* **Written request**
From the entries below, reproduce exactly the line containing "Convert this diagram to TikZ code.", the line containing "width=3pt] (11.5,10.5) rectangle (680,650);", and every line in between, with nothing added.

[Data items]
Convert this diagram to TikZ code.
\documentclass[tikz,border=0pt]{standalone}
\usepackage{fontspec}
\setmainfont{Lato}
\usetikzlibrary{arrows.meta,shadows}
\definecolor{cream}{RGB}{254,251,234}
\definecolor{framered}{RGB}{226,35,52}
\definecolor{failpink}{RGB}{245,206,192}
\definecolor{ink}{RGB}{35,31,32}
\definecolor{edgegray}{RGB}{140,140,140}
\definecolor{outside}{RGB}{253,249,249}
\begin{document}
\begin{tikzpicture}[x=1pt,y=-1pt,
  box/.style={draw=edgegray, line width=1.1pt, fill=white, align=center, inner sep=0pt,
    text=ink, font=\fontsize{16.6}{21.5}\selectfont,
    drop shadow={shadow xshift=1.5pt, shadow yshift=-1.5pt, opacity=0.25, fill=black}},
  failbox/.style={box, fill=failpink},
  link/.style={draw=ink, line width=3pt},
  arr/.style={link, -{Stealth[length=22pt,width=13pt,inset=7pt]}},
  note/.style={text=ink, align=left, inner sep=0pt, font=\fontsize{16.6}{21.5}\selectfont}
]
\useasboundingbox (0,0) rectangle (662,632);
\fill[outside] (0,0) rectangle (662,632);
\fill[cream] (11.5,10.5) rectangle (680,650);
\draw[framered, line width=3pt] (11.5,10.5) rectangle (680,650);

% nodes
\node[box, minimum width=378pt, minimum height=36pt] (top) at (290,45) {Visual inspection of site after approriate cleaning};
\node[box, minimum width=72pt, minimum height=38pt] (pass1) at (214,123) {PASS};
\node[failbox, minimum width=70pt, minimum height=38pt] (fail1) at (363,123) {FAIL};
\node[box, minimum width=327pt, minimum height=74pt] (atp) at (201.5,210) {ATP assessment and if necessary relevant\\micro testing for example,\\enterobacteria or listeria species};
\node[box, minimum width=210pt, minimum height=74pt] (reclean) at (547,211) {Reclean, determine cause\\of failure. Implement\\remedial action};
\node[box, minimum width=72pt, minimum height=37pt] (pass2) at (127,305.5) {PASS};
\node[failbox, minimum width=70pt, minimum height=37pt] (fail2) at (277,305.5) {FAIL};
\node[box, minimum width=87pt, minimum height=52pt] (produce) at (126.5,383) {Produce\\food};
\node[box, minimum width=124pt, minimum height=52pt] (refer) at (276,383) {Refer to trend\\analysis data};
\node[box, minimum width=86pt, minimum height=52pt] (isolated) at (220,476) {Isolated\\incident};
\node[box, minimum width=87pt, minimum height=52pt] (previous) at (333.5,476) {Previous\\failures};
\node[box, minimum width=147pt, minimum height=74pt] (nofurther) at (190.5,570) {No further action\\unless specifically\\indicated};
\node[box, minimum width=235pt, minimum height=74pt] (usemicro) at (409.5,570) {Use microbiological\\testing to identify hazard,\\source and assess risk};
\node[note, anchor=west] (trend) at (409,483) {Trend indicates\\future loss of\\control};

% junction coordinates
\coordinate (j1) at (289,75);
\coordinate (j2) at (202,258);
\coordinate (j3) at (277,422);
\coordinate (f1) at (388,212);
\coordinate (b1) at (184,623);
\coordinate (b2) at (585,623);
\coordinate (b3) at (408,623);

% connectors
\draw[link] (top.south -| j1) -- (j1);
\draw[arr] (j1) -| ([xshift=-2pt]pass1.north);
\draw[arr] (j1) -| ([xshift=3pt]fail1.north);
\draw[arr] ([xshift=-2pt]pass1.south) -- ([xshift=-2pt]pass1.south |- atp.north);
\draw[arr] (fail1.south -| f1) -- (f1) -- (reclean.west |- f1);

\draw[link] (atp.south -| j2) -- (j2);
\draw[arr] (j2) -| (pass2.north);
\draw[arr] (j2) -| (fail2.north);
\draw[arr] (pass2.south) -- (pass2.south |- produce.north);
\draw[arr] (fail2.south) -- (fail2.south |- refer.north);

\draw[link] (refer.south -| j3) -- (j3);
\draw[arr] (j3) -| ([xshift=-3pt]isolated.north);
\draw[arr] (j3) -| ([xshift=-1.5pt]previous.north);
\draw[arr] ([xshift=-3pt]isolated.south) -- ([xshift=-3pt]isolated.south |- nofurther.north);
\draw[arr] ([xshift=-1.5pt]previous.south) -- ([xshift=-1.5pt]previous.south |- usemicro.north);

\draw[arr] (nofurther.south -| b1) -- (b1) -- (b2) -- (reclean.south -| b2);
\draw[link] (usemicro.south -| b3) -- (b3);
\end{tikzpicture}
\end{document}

* * *

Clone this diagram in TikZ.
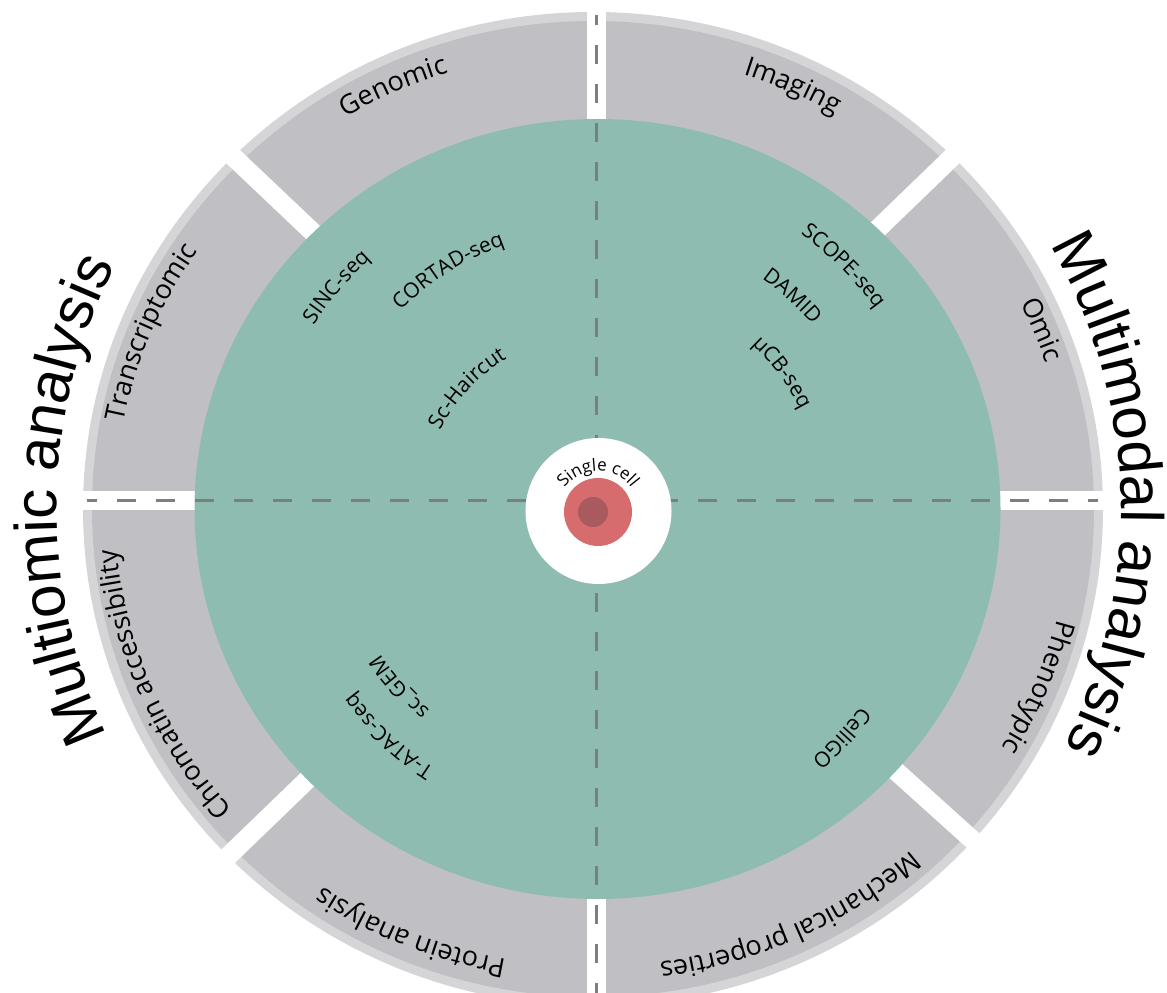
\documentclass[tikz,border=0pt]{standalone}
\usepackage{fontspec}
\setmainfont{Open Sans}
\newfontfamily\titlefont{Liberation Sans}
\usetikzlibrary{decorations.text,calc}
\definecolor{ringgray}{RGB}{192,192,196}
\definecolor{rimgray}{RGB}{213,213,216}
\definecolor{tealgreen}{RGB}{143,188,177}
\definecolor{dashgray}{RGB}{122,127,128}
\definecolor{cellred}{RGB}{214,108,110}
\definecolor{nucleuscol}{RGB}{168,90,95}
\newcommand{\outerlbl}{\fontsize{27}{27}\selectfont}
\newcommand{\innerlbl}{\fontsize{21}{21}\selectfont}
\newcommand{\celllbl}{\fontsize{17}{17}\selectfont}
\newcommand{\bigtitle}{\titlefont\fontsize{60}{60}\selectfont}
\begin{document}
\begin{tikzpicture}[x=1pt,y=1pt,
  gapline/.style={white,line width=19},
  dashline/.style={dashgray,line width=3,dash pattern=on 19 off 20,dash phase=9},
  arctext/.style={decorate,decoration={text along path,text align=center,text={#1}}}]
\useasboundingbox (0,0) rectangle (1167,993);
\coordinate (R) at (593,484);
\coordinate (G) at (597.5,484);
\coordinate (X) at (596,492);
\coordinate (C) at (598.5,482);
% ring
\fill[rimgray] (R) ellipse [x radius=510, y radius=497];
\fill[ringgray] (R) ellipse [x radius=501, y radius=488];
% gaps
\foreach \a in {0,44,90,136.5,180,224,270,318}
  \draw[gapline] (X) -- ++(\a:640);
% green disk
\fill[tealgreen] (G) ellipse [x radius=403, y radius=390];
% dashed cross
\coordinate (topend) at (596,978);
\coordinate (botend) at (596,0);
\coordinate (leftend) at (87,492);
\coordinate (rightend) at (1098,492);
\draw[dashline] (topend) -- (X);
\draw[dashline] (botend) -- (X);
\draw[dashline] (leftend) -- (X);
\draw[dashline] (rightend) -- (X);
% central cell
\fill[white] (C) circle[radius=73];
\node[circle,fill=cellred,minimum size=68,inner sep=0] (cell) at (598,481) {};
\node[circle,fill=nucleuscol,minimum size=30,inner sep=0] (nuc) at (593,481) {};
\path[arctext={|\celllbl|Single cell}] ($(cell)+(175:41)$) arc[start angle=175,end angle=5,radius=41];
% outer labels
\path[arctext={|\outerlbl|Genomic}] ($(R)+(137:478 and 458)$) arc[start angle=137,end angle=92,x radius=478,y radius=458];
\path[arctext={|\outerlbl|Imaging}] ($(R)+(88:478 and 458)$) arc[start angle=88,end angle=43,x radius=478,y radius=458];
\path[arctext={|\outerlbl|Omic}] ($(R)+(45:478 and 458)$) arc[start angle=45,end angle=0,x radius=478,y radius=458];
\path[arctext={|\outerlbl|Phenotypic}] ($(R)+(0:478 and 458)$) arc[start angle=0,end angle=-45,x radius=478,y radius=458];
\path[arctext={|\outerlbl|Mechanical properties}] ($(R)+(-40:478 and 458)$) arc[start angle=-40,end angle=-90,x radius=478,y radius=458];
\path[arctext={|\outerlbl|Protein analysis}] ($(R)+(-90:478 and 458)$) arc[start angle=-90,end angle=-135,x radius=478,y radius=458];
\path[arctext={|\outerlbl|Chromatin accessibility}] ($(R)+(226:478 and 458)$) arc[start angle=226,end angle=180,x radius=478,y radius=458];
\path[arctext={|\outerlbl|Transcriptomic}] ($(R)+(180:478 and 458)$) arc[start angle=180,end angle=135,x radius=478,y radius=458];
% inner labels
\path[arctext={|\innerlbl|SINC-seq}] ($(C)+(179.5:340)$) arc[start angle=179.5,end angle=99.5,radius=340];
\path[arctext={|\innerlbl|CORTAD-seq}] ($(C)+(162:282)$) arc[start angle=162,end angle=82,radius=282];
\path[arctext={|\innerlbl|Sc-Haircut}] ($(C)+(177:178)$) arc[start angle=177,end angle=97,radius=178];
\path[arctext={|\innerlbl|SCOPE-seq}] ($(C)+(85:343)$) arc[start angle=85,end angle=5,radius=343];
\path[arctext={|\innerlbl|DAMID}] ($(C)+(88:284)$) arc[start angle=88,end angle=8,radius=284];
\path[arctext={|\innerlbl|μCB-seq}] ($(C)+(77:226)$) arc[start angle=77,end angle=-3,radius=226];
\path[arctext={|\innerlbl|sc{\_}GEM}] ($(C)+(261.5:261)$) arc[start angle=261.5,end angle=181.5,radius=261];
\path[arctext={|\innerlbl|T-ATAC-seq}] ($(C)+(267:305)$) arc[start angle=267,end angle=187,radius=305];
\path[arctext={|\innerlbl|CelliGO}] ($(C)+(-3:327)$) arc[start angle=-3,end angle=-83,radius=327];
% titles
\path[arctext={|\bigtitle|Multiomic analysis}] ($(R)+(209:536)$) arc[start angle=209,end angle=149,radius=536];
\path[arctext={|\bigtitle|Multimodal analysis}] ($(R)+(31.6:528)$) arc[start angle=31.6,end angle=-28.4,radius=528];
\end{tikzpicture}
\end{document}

* **Final answer**
Convert this diagram to TikZ code.
\documentclass[tikz,border=0pt]{standalone}
\usepackage{fontspec}
\setmainfont{Lato}
\usetikzlibrary{arrows.meta,shadows}
\definecolor{cream}{RGB}{254,251,234}
\definecolor{framered}{RGB}{226,35,52}
\definecolor{failpink}{RGB}{245,206,192}
\definecolor{ink}{RGB}{35,31,32}
\definecolor{edgegray}{RGB}{140,140,140}
\definecolor{outside}{RGB}{253,249,249}
\begin{document}
\begin{tikzpicture}[x=1pt,y=-1pt,
  box/.style={draw=edgegray, line width=1.1pt, fill=white, align=center, inner sep=0pt,
    text=ink, font=\fontsize{16.6}{21.5}\selectfont,
    drop shadow={shadow xshift=1.5pt, shadow yshift=-1.5pt, opacity=0.25, fill=black}},
  failbox/.style={box, fill=failpink},
  link/.style={draw=ink, line width=3pt},
  arr/.style={link, -{Stealth[length=22pt,width=13pt,inset=7pt]}},
  note/.style={text=ink, align=left, inner sep=0pt, font=\fontsize{16.6}{21.5}\selectfont}
]
\useasboundingbox (0,0) rectangle (662,632);
\fill[outside] (0,0) rectangle (662,632);
\fill[cream] (11.5,10.5) rectangle (680,650);
\draw[framered, line width=3pt] (11.5,10.5) rectangle (680,650);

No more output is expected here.